Gjertine’s grandfather drowned at sea going to another island to buy Christmas presents.  Her grandmother was only a small girl when her father drowned.  She was born on Leka Island in 1825.
She married quite young to Ole Baardsen, a fisherman, and moved to the island of Hortavaer, near Leka.   

This drowning left Gjertine’s mother with three girls and a boy.  This boy died of some kind of fever or croup on the Lofoten Islands.  Aunt Mary was six year old, my mother Gjertine was four and Aunt Lena was born in April after her father drowned.  My mother remembered the last time she saw her father.  My mother’s name was Gjertine Nikolena Olsdatter, and she was born in Hortvaer in 1856.  As her father drowned when she was five and a half, her mother lived with her sister in Kolvereid for a while.  Gjertine then left home to live with relatives in Rappen. She attended school there and was confirmed.  When she was eighteen, she left for Vaagen where she worked with her mother until she was twenty-two. 

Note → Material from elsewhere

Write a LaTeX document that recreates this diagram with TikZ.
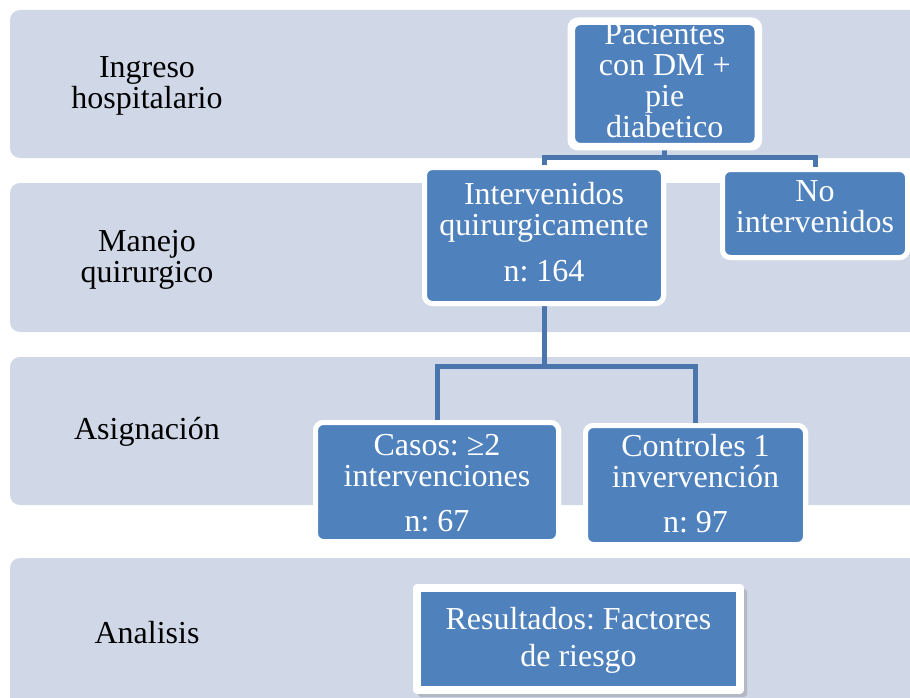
\documentclass[tikz,border=0pt]{standalone}
\usepackage{fontspec}
\setmainfont{Liberation Serif}
\frenchspacing
\definecolor{bandfill}{HTML}{D0D8E8}
\definecolor{boxblue}{HTML}{4F81BD}
\definecolor{connblue}{HTML}{4A75AD}
\definecolor{shadowgray}{HTML}{B4B8C4}
\begin{document}
\begin{tikzpicture}[x=1pt,y=-1pt,
  band/.style={fill=bandfill, draw=none, rounded corners=10pt},
  lbl/.style={font=\fontsize{32}{31}\selectfont, text=black, align=center, inner sep=0pt},
  box/.style={fill=boxblue, draw=white, line width=5pt, rounded corners=8pt, inner sep=0pt},
  boxtxt/.style={font=\fontsize{32}{31}\selectfont, text=white, align=center, inner sep=0pt},
  conn/.style={draw=connblue, line width=5pt}]
\clip (0,0) rectangle (910,698);
\fill[white] (0,0) rectangle (910,698);
% bands
\path[band] (10,10) rectangle (940,158);
\path[band] (10,183) rectangle (940,332);
\path[band] (10,357) rectangle (940,505);
\path[band] (10,558) rectangle (940,730);
% band labels
\node[lbl] (l1) at (147,86) {Ingreso\\hospitalario};
\node[lbl] (l2) at (147,260) {Manejo\\quirurgico};
\node[lbl] (l3) at (147,432) {Asignación};
\node[lbl] (l4) at (147,633) {Analisis};
% boxes (shapes)
\node[box, minimum width=184.5pt, minimum height=123pt] (pac) at (664.75,84) {};
\node[box, minimum width=239pt, minimum height=136pt] (int) at (544,235.5) {};
\node[box, minimum width=185pt, minimum height=88pt] (noint) at (815,213.5) {};
\node[box, minimum width=243pt, minimum height=119pt] (cas) at (437,482) {};
\node[box, minimum width=220pt, minimum height=119pt] (con) at (695.5,485) {};
% connectors
\draw[conn] (pac.south) -- ++(0,9.5) -| (int.north);
\draw[conn] (pac.south) -- ++(0,9.5) -| (noint.north);
\draw[conn] (int.south) -- ++(0,60.5) -| (cas.north);
\draw[conn] (int.south) -- ++(0,60.5) -| (con.north);
% redraw boxes over connectors
\node[box, minimum width=184.5pt, minimum height=123pt] at (pac) {};
\node[box, minimum width=239pt, minimum height=136pt] at (int) {};
\node[box, minimum width=185pt, minimum height=88pt] at (noint) {};
\node[box, minimum width=243pt, minimum height=119pt] at (cas) {};
\node[box, minimum width=220pt, minimum height=119pt] at (con) {};
% results box with shadow
\fill[shadowgray, rounded corners=3pt] (418,589) rectangle (747,697);
\node[fill=boxblue, draw=white, line width=8pt, line join=round, inner sep=0pt,
  minimum width=323pt, minimum height=101.5pt] (res) at (578.5,638.8) {};
% texts
\node[boxtxt] (tpac) at (664.75,81) {Pacientes\\con DM +\\pie\\diabetico};
\draw[white, line width=5pt, rounded corners=8pt] (pac.north west) rectangle (pac.south east);
\node[boxtxt] (tint) at (544,232) {Intervenidos\\quirurgicamente\\[15pt]n: 164};
\node[boxtxt] (tnoint) at (815,207) {No\\intervenidos};
\node[boxtxt] (tcas) at (437,483) {Casos: ≥2\\intervenciones\\[14pt]n: 67};
\node[boxtxt] (tcon) at (695.5,484) {Controles 1\\invervención\\[14pt]n: 97};
\node[boxtxt, font=\fontsize{32}{37}\selectfont] (tres) at (578.5,640) {Resultados: Factores\\de riesgo};
\end{tikzpicture}
\end{document}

My mother Gjertine, and her mother while working for Mr. Sverdrup, tended sheep, goats and cattle and took care of the barns.  In addition to this they made butter and cheese and took care of the housework as the men were seldom home during the fishing season.  They also carded and spun wool and knitted cloth out of the wool for clothes and blankets.  Mother brought a “skinfeld” with her to America.  This had a woven cloth on one side and a sheep skin on the other side.  My mother was working at this time for Mr. Sverdrup where she met Casper.  They were married in the Garstad Church in Vikna on June 8. 1884.  Casper served in the army for a time as was required of all young men.  The army post was at Steinkjer.